Can a CRM tell you which lead source is best?

Yes, a CRM can show you which lead sources actually work. It does this by connecting where a lead came from to whether that lead became a job and how much it was worth. We'll walk you through what data matters and how to read it.

Track the path from source to closed job

The foundation is simple: log every lead with its source tagged. Facebook ad. Google Local Services Ad. Referral from past customer. Door hangers. Whatever brought them in. Then when that lead converts to a job, the CRM records both the source and the job value. That's the connection you need. Without it, you're guessing. A plumber might think Google Local Services is killing it because they "feel busy," but the data might show that referrals close at 60% while Google closes at 20%. The CRM doesn't guess. It counts.

The three numbers that matter most

First: close rate by source. What percentage of leads from each source actually turn into jobs. If you get 20 leads from Facebook ads and 4 close, that's 20%. If you get 8 referrals and 7 close, that's 87.5%. Second: average job value by source. A roofing contractor might find that insurance referrals average $8,000 per job, but Angie's List leads average $3,200. Third: cost per lead. If you spend $500 on Google ads and get 25 leads, that's $20 per lead. If you're converting Google at 25% and those jobs average $5,000, you can do the math on whether that spend works. One source looks good until you measure it against the others.

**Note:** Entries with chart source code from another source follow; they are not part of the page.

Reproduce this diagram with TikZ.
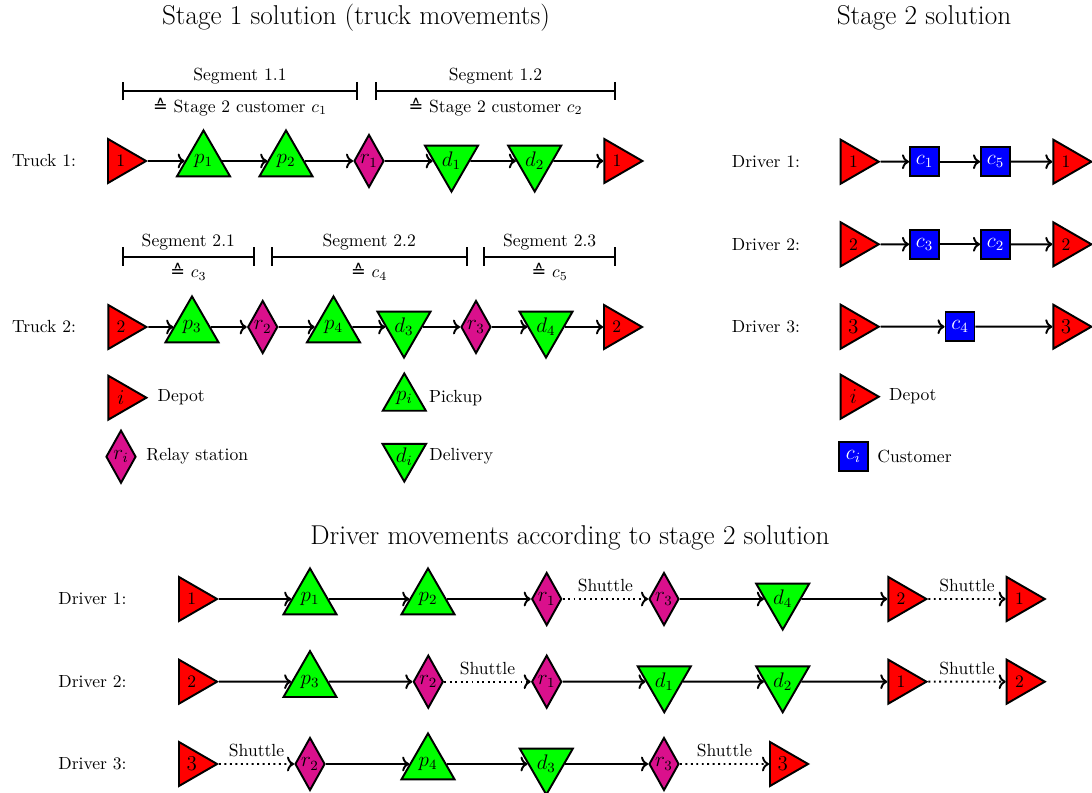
\documentclass[tikz,border=0pt]{standalone}
\usepackage{fontspec}
\usepackage{tikz}
\usetikzlibrary{positioning}
\usetikzlibrary{shapes.geometric,arrows.meta}

\newfontfamily\symbfont{DejaVu Sans}
\newcommand{\corr}{{\symbfont ≙}}
\definecolor{relaycol}{RGB}{218,16,140}

\tikzset{
    stop/.style={draw,line width=1.1pt,inner sep=0pt,regular polygon,regular polygon sides=3,font=\large},
    depot/.style={stop,regular polygon rotate=-90,minimum size=1.016cm,fill=red},
    pickup/.style={stop,minimum size=1.224cm,fill=green},
    delivery/.style={stop,regular polygon rotate=180,minimum size=1.224cm,fill=green},
    relay/.style={draw,line width=1.1pt,inner sep=0pt,diamond,minimum width=0.6cm,minimum height=1.06cm,fill=relaycol,font=\large},
    cust/.style={draw,line width=1.1pt,inner sep=0pt,rectangle,minimum size=0.58cm,fill=blue,text=white,font=\large},
    route/.style={->,line width=1.1pt},
    shuttle/.style={->,dotted,line width=1.1pt},
    segline/.style={{Bar[width=10.5pt]}-{Bar[width=10.5pt]},line width=1.1pt},
    title/.style={font=\fontsize{15.5}{18}\selectfont}
}

\begin{document}
\begin{tikzpicture}[x=0.02cm,y=-0.02cm]
    \useasboundingbox (0,0) rectangle (1092,793);

    % Titles
    \node[title] (ttl1) at (356,18) {Stage 1 solution (truck movements)};
    \node[title] (ttl2) at (924,18) {Stage 2 solution};
    \node[title] (ttl3) at (570,538) {Driver movements according to stage 2 solution};

    % Truck 1
    \node (lt1) at (44,161) {Truck 1:};
    \node[depot] (t1a) at (120.7,161) {\normalsize 1};
    \node[pickup] (t1b) at (203.5,161) {$p_1$};
    \node[pickup] (t1c) at (286,161) {$p_2$};
    \node[relay] (t1d) at (369,161) {$r_1$};
    \node[delivery] (t1e) at (451.5,161) {$d_1$};
    \node[delivery] (t1f) at (534.7,161) {$d_2$};
    \node[depot] (t1g) at (617,161) {\normalsize 1};
    \foreach \u/\v in {a/b,b/c,c/d,d/e,e/f,f/g}
        \draw[route] (t1\u) -- (t1\v);

    % Segments of truck 1
    \coordinate (s11a) at (121.7,91);
    \coordinate (s11b) at (358.3,91);
    \coordinate (s12a) at (375,91);
    \coordinate (s12b) at (616,91);
    \draw[segline] (s11a) -- node[above] {Segment 1.1} node[below] {\corr{} Stage 2 customer $c_1$} (s11b);
    \draw[segline] (s12a) -- node[above] {Segment 1.2} node[below] {\corr{} Stage 2 customer $c_2$} (s12b);

    % Truck 2
    \node (lt2) at (44,327) {Truck 2:};
    \node[depot] (t2a) at (121,327) {\normalsize 2};
    \node[pickup] (t2b) at (192,327) {$p_3$};
    \node[relay] (t2c) at (262.7,327) {$r_2$};
    \node[pickup] (t2d) at (333.5,327) {$p_4$};
    \node[delivery] (t2e) at (404,327) {$d_3$};
    \node[relay] (t2f) at (476,327) {$r_3$};
    \node[delivery] (t2g) at (546,327) {$d_4$};
    \node[depot] (t2h) at (616.7,327) {\normalsize 2};
    \foreach \u/\v in {a/b,b/c,c/d,d/e,e/f,f/g,g/h}
        \draw[route] (t2\u) -- (t2\v);

    % Segments of truck 2
    \coordinate (s21a) at (121.7,256.7);
    \coordinate (s21b) at (255,256.7);
    \coordinate (s22a) at (270.7,256.7);
    \coordinate (s22b) at (467.7,256.7);
    \coordinate (s23a) at (483.3,256.7);
    \coordinate (s23b) at (616,256.7);
    \draw[segline] (s21a) -- node[above] {Segment 2.1} node[below] {\corr{} $c_3$} (s21b);
    \draw[segline] (s22a) -- node[above] {Segment 2.2} node[below] {\corr{} $c_4$} (s22b);
    \draw[segline] (s23a) -- node[above] {Segment 2.3} node[below] {\corr{} $c_5$} (s23b);

    % Legend stage 1
    \node[depot] (lgdep) at (121,397.7) {$i$};
    \node[right=1.8pt of lgdep] (lgdept) {Depot};
    \node[relay] (lgrel) at (121,456.7) {$r_i$};
    \node[right=1.8pt of lgrel] (lgrelt) {Relay station};
    \node[stop,minimum size=0.994cm,fill=green] (lgpick) at (404.3,398.3) {$p_i$};
    \node[right=1.8pt of lgpick] (lgpickt) {Pickup};
    \node[stop,regular polygon rotate=180,minimum size=0.994cm,fill=green] (lgdel) at (404.3,456.4) {$d_i$};
    \node[right=1.8pt of lgdel] (lgdelt) {Delivery};

    % Stage 2 drivers
    \node (ld1) at (766,161.7) {Driver 1:};
    \node[depot] (u1a) at (853.4,161.7) {\normalsize 1};
    \node[cust] (u1b) at (924.5,161.7) {$c_1$};
    \node[cust] (u1c) at (995.5,161.7) {$c_5$};
    \node[depot] (u1d) at (1066,161.7) {\normalsize 1};

    \node (ld2) at (766,244.3) {Driver 2:};
    \node[depot] (u2a) at (853.4,244.3) {\normalsize 2};
    \node[cust] (u2b) at (924.5,244.3) {$c_3$};
    \node[cust] (u2c) at (995.5,244.3) {$c_2$};
    \node[depot] (u2d) at (1066,244.3) {\normalsize 2};

    \foreach \r in {1,2} {
        \draw[route] (u\r a) -- (u\r b);
        \draw[route] (u\r b) -- (u\r c);
        \draw[route] (u\r c) -- (u\r d);
    }

    \node (ld3) at (766,326.7) {Driver 3:};
    \node[depot] (u3a) at (853.4,326.7) {3};
    \node[cust] (u3b) at (960,326.7) {$c_4$};
    \node[depot] (u3c) at (1066,326.7) {3};
    \draw[route] (u3a) -- (u3b);
    \draw[route] (u3b) -- (u3c);

    % Legend stage 2
    \node[depot] (lgdep2) at (853.4,396.7) {$i$};
    \node[right=1.3pt of lgdep2] (lgdep2t) {Depot};
    \node[cust] (lgcus) at (853.4,456.7) {$c_i$};
    \node[right=1.3pt of lgcus] (lgcust) {Customer};

    % Driver movements, driver 1
    \node (lb1) at (92.5,599) {Driver 1:};
    \node[depot] (b1a) at (191.7,599) {\normalsize 1};
    \node[pickup] (b1b) at (310,599) {$p_1$};
    \node[pickup] (b1c) at (428,599) {$p_2$};
    \node[relay] (b1d) at (546.7,599) {$r_1$};
    \node[relay] (b1e) at (664,599) {$r_3$};
    \node[delivery] (b1f) at (782.7,599) {$d_4$};
    \node[depot] (b1g) at (901,599) {\normalsize 2};
    \node[depot] (b1h) at (1019.4,599) {\normalsize 1};
    \foreach \u/\v in {a/b,b/c,c/d,e/f,f/g}
        \draw[route] (b1\u) -- (b1\v);
    \draw[shuttle] (b1d) -- node[above] {Shuttle} (b1e);
    \draw[shuttle] (b1g) -- node[above] {Shuttle} (b1h);

    % driver 2
    \node (lb2) at (92.5,681.7) {Driver 2:};
    \node[depot] (b2a) at (191.7,681.7) {\normalsize 2};
    \node[pickup] (b2b) at (310,681.7) {$p_3$};
    \node[relay] (b2c) at (428.3,681.7) {$r_2$};
    \node[relay] (b2d) at (546.7,681.7) {$r_1$};
    \node[delivery] (b2e) at (664.3,681.7) {$d_1$};
    \node[delivery] (b2f) at (782.7,681.7) {$d_2$};
    \node[depot] (b2g) at (901,681.7) {\normalsize 1};
    \node[depot] (b2h) at (1019.4,681.7) {\normalsize 2};
    \foreach \u/\v in {a/b,b/c,d/e,e/f,f/g}
        \draw[route] (b2\u) -- (b2\v);
    \draw[shuttle] (b2c) -- node[above] {Shuttle} (b2d);
    \draw[shuttle] (b2g) -- node[above] {Shuttle} (b2h);

    % driver 3
    \node (lb3) at (92.5,764) {Driver 3:};
    \node[depot] (b3a) at (191.7,764) {3};
    \node[relay] (b3b) at (310,764) {$r_2$};
    \node[pickup] (b3c) at (428,764) {$p_4$};
    \node[delivery] (b3d) at (546.3,764) {$d_3$};
    \node[relay] (b3e) at (664,764) {$r_3$};
    \node[depot] (b3f) at (782.7,764) {3};
    \foreach \u/\v in {b/c,c/d,d/e}
        \draw[route] (b3\u) -- (b3\v);
    \draw[shuttle] (b3a) -- node[above] {Shuttle} (b3b);
    \draw[shuttle] (b3e) -- node[above] {Shuttle} (b3f);
\end{tikzpicture}
\end{document}
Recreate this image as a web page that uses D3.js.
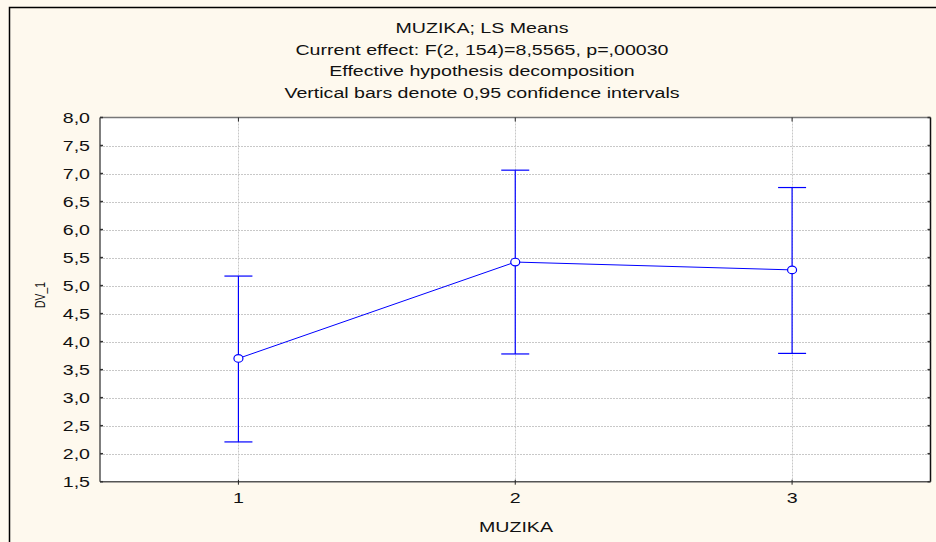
<!DOCTYPE html>
<html><head><meta charset="utf-8">
<script src="https://cdn.jsdelivr.net/npm/d3@7"></script>
<style>html,body{margin:0;padding:0;background:#FEF9EE;}svg{display:block;}</style>
</head><body>
<svg id="c" width="936" height="542"></svg>
<script>
const titleLines = ["MUZIKA; LS Means","Current effect: F(2, 154)=8,5565, p=,00030","Effective hypothesis decomposition","Vertical bars denote 0,95 confidence intervals"];
const categories = [1, 2, 3];
const means = [3.70, 5.42, 5.28];
const upper = [5.17, 7.06, 6.75];
const lower = [2.21, 3.78, 3.79];
const yTicks = [1.5,2.0,2.5,3.0,3.5,4.0,4.5,5.0,5.5,6.0,6.5,7.0,7.5,8.0];
const xLabel = "MUZIKA", yLabel = "DV_1";

const svg = d3.select("#c");
const SX = 1.4;
const L=100, R=930.5, T=117.5, B=481.7;
const x = d3.scaleLinear().domain([0.5,3.5]).range([L,R]);
const y = d3.scaleLinear().domain([1.5,8]).range([B,T]);
const font = "'Liberation Sans', Arial, sans-serif";
const fmt = v => d3.format(".1f")(v).replace(".", ",");

svg.append("rect").attr("width",936).attr("height",542).attr("fill","#FEF9EE");
// outer border
svg.append("path").attr("d","M9.5,542 V7.5 H936").attr("fill","none").attr("stroke","#000").attr("stroke-width",1.5);

function txt(s, tx, ty, anchor, size, tf) {
  return svg.append("text").attr("transform",`translate(${tx},${ty}) ` + (tf || `scale(${SX},1)`))
    .attr("text-anchor",anchor).attr("font-family",font).attr("font-size",size).attr("fill","#111").text(s);
}
const tBase=[33,54.5,76,97.5];
titleLines.forEach((t,i)=>txt(t,482,tBase[i],"middle",14));

// plot bg
svg.append("rect").attr("x",L).attr("y",T).attr("width",R-L).attr("height",B-T).attr("fill","#fff");

// grid
const g = svg.append("g");
g.selectAll(".hg").data(yTicks.slice(1,-1)).join("line")
  .attr("x1",L).attr("x2",R).attr("y1",d=>Math.round(y(d))+0.5).attr("y2",d=>Math.round(y(d))+0.5)
  .attr("stroke","#c8c8c8").attr("stroke-dasharray","2,1");
g.selectAll(".vg").data(categories).join("line")
  .attr("x1",d=>Math.round(x(d))+0.5).attr("x2",d=>Math.round(x(d))+0.5).attr("y1",T).attr("y2",B)
  .attr("stroke","#c8c8c8").attr("stroke-dasharray","2,1");

// axes frame
svg.append("line").attr("x1",L).attr("x2",R).attr("y1",T).attr("y2",T).attr("stroke","#777").attr("stroke-width",1.5);
svg.append("line").attr("x1",L).attr("x2",R).attr("y1",B).attr("y2",B).attr("stroke","#555").attr("stroke-width",1.5);
svg.append("line").attr("x1",L).attr("x2",L).attr("y1",T).attr("y2",B).attr("stroke","#555").attr("stroke-width",1.5);
svg.append("line").attr("x1",R).attr("x2",R).attr("y1",T).attr("y2",B).attr("stroke","#111").attr("stroke-width",1.5);

// ticks
svg.selectAll(".ytl").data(yTicks).join("line").attr("x1",L).attr("x2",L+3).attr("y1",d=>y(d)).attr("y2",d=>y(d)).attr("stroke","#333").attr("stroke-width",1.5);
svg.selectAll(".ytr").data(yTicks).join("line").attr("x1",R-3).attr("x2",R).attr("y1",d=>y(d)).attr("y2",d=>y(d)).attr("stroke","#333").attr("stroke-width",1.5);
svg.selectAll(".xtb").data(categories).join("line").attr("x1",d=>x(d)).attr("x2",d=>x(d)).attr("y1",B-2).attr("y2",B+3).attr("stroke","#222");
svg.selectAll(".xtt").data(categories).join("line").attr("x1",d=>x(d)).attr("x2",d=>x(d)).attr("y1",T).attr("y2",T+4).attr("stroke","#222");

// tick labels
yTicks.forEach(v=>txt(fmt(v),90,y(v)+5.5,"end",14));
categories.forEach(c=>txt(String(c),x(c),503,"middle",14));
txt(xLabel,516,531.5,"middle",14);
txt(yLabel,45,295,"middle",14,"scale(1,0.74) rotate(-90)");

// data
const blue="#0000FF";
const line = d3.line().x((d,i)=>x(categories[i])).y(d=>y(d));
svg.append("path").attr("d",line(means)).attr("fill","none").attr("stroke",blue).attr("stroke-width",1);
categories.forEach((c,i)=>{
  const cx=x(c);
  svg.append("line").attr("x1",cx).attr("x2",cx).attr("y1",y(upper[i])).attr("y2",y(lower[i])).attr("stroke",blue).attr("stroke-width",1.2);
  [upper[i],lower[i]].forEach(v=>svg.append("line").attr("x1",cx-14).attr("x2",cx+14).attr("y1",y(v)).attr("y2",y(v)).attr("stroke",blue).attr("stroke-width",1.2));
  svg.append("ellipse").attr("cx",cx).attr("cy",y(means[i])).attr("rx",4.5).attr("ry",3.8).attr("fill","#fff").attr("stroke",blue).attr("stroke-width",1.2);
});
</script>
</body></html>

Why contractors often get this wrong without a CRM

Paper estimates or scattered spreadsheets make pattern-matching impossible. A concrete contractor might remember three big jobs from referrals last month and assume referrals are the best source. But they don't remember the five referrals that didn't pan out or the steady trickle from their Google Business Profile that converted at twice the rate. A CRM forces honesty because the numbers sit in front of you. It also captures the timing. Door hangers might take six weeks to convert while Facebook closes in four days. That timing changes your cash flow and your follow-up strategy. Without a system, you're running on anecdote and gut feeling.

Start tracking now, even if you're not using a full CRM yet

You don't need software to begin. When you get a lead, write down or note somewhere: the date, the source, and the job it becomes (or doesn't). After 30-50 leads, patterns appear. Which sources are worth your time and money. Which ones drain your energy for low return. Once you see what matters, you can decide whether a CRM makes sense for your operation. For most trades doing this work, it does. A CRM automates the tracking so you're not manually logging sources—it's built in from the moment someone calls or fills out your online form. The data builds over time and gives you the confidence to kill what doesn't work and double down on what does.

Bottom line

Your best lead source isn't the one that feels busy—it's the one that closes at the highest rate and delivers the best job value. Start tracking source and outcome now so you can decide where to spend your marketing budget with real data, not memory.